The character Catherine Saxon is an amalgam. I have been interested in the work of women war correspondents since my early teens, so I’m very familiar with so many of those women who have effectively put their lives on the line to tell the story of what is happening in a war zone. In a way Saxon is a blend of Clare Hollingworth, Marguerite Higgins, Dickey Chapelle and Martha Gellhorn – and so many others I admire. I could go on listing names!

A big theme of the novel is whether or not the Americans will join the war, and the work of the media, undercover agents and propaganda to try and bring that about at this time. Why did you choose to focus on this? 

It’s such an interesting period, and I am drawn to the role of soft propaganda in a time of war – and indeed, in the time leading up to war. In an earlier book, Elegy For Eddie, one of the continuing characters, a writer, is part of a group who are charged with developing appealing stories about Britain – her countryside, industry, people, farm life, children etc. The initiative was to give the people a deeper sense that they had something to be proud of in Britain, and an emotional connection to their country. This was part of the story was based upon fact – there was that emphasis in newspaper and magazine storytelling, as it was clear to the government that another war was on the cards, and they wanted the people to be ready to take up arms and be ready to protect their country – they wanted them ready for war, and most people were reluctant to consider war as they’d lost so much in the years 1914-18. Edward R. Murrow and his “boys” in WW2 were considered to be one of Churchill’s greatest tools in the job of getting the USA behind Britain’s war effort.

Maisie is torn in this novel between her life as an investigator, her voluntary work as am ambulance driver, the child she wants to adopt and the possibility of a new romance. How far do you think these pressures were typical for women of Maisie's generation?

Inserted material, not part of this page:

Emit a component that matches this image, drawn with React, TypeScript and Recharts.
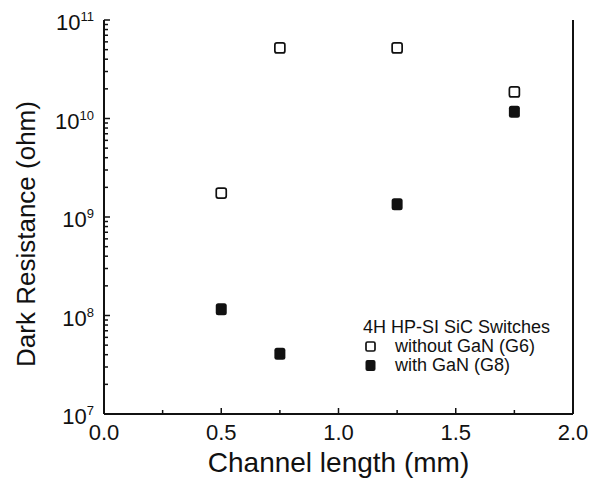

I think multiple pressures are typical for women of any generation! My grandmother had to keep her job and had to consider the safety of her ten children. Many women worked, volunteered and cared for families in dreadful conditions following the repeated bombing night after night after night. I have visited the archive of the WRVS (In the war it was simply the WVS – Women’s Voluntary Service – the “Royal” designation came later), and simply reading the very detailed reports from every woman who worked through the Blitz and subsequent bombings would leave readers in no doubt that multiple pressures were very much the lot of women – and continue to be so today.

This is the 15th Maisie Dobbs novel. What is it that keeps bringing you back to her? And can you give us any insight into what will be coming next for her?

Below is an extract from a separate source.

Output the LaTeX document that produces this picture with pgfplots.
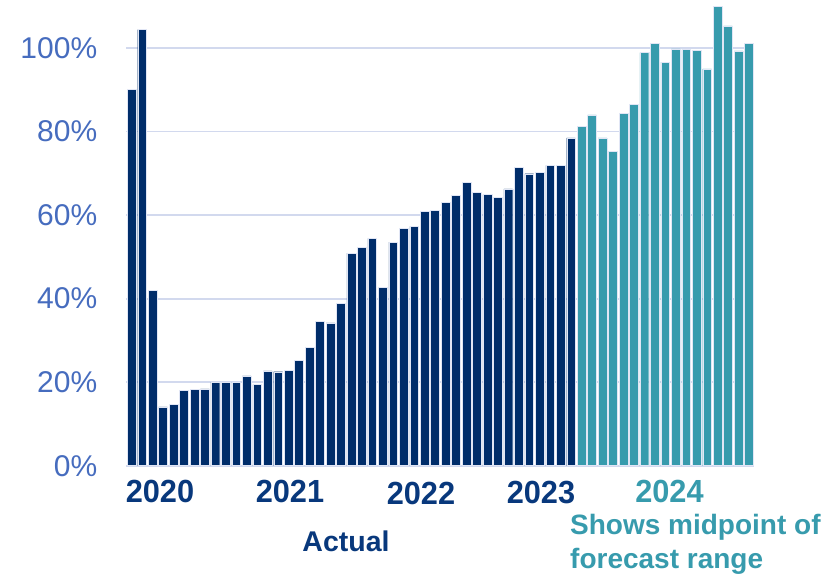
\documentclass[border=0pt]{standalone}
\usepackage{fontspec}
\setmainfont{Liberation Sans}
\newfontfamily\yearfont[FakeStretch=0.96]{Liberation Sans}
\usepackage{pgfplots}
\pgfplotsset{compat=1.18}
\definecolor{navy}{RGB}{0,45,106}
\definecolor{yearnavy}{RGB}{8,56,124}
\definecolor{teal2}{RGB}{55,155,173}
\definecolor{tickblue}{RGB}{70,108,190}
\definecolor{gridc}{RGB}{210,217,238}
\definecolor{baredge}{RGB}{225,230,245}
\begin{document}
\begin{tikzpicture}[x=1bp,y=1bp]
\begin{axis}[
  at={(126.4bp,108.3bp)}, anchor=south west,
  scale only axis, width=627.8bp, height=465.7bp,
  xmin=-0.5, xmax=59.5, ymin=0, ymax=111.5,
  axis line style={draw=none},
  major tick length=0pt,
  xtick=\empty,
  ytick={0,20,40,60,80,100},
  yticklabels={0\%,20\%,40\%,60\%,80\%,100\%},
  yticklabel style={font=\fontsize{30bp}{36bp}\selectfont, text=tickblue, anchor=east, inner sep=0pt, xshift=-29bp},
  ymajorgrids, grid style={gridc, line width=1.8bp},
  clip=false,
]
\addplot[ybar, bar shift=0pt, bar width=0.84, fill=navy, draw=baredge, line width=0.4bp] coordinates {
(0,90.1) (1,104.4) (2,42.0) (3,14.1) (4,14.7) (5,18.0) (6,18.2) (7,18.4) (8,20.0) (9,20.0)
(10,19.9) (11,21.5) (12,19.4) (13,22.7) (14,22.5) (15,22.9) (16,25.2) (17,28.3) (18,34.6) (19,34.2)
(20,38.8) (21,50.9) (22,52.3) (23,54.4) (24,42.7) (25,53.5) (26,56.8) (27,57.3) (28,60.9) (29,61.2)
(30,63.1) (31,64.7) (32,67.8) (33,65.5) (34,64.9) (35,64.3) (36,66.3) (37,71.4) (38,69.9) (39,70.2)
(40,71.9) (41,71.9) (42,78.5)
};
\addplot[ybar, bar shift=0pt, bar width=0.84, fill=teal2, draw=baredge, line width=0.4bp] coordinates {
(43,81.3) (44,84.0) (45,78.5) (46,75.3) (47,84.4) (48,86.5) (49,98.9) (50,101.1) (51,96.6)
(52,99.8) (53,99.6) (54,99.4) (55,95.0) (56,110.0) (57,105.3) (58,99.3) (59,101.1)
};
\end{axis}
\begin{scope}[every node/.style={inner sep=0pt, anchor=base}]
\node[text=yearnavy, font=\yearfont\fontsize{32bp}{36bp}\selectfont\bfseries] at (160,71.7) {2020};
\node[text=yearnavy, font=\yearfont\fontsize{32bp}{36bp}\selectfont\bfseries] at (290,71.7) {2021};
\node[text=yearnavy, font=\yearfont\fontsize{32bp}{36bp}\selectfont\bfseries] at (421,69.5) {2022};
\node[text=yearnavy, font=\yearfont\fontsize{32bp}{36bp}\selectfont\bfseries] at (541,70.7) {2023};
\node[text=teal2, font=\yearfont\fontsize{32bp}{36bp}\selectfont\bfseries] at (669.5,71) {2024};
\node[text=yearnavy, font=\fontsize{28.5bp}{34bp}\selectfont\bfseries] at (346,22.3) {Actual};
\node[text=teal2, font=\fontsize{28bp}{34bp}\selectfont\bfseries, anchor=base west] at (570,39) {Shows midpoint of};
\node[text=teal2, font=\fontsize{28bp}{34bp}\selectfont\bfseries, anchor=base west] at (570,5.5) {forecast range};
\end{scope}
\pgfresetboundingbox
\path[use as bounding box] (0,0) rectangle (836,574);
\end{tikzpicture}
\end{document}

From the time I knew I had not just one novel, but the material for a series, I wanted to move my characters through time. I wanted to see how they grew and changed with experience, and how they were impacted by the events of their day and the trials and tribulations of their lives – creating that overall arc of story keeps me coming back to the series. I wanted to create a saga in the traditional sense, but one underpinned by the journey through chaos to resolution that is at the heart of mystery. Ultimately, life is that mystery, and I am buoyed forward by the journey not only of Maisie Dobbs, but her fellow characters – and history itself. History frames the story – and that is the only “insight” I can give for what comes next!

The American Agent (number 15 in the bestselling Maisie Dobbs series) by Jacqueline Winspear is out now and published by Allison & Busby. Previous titles in the series are being reissued by John Murray.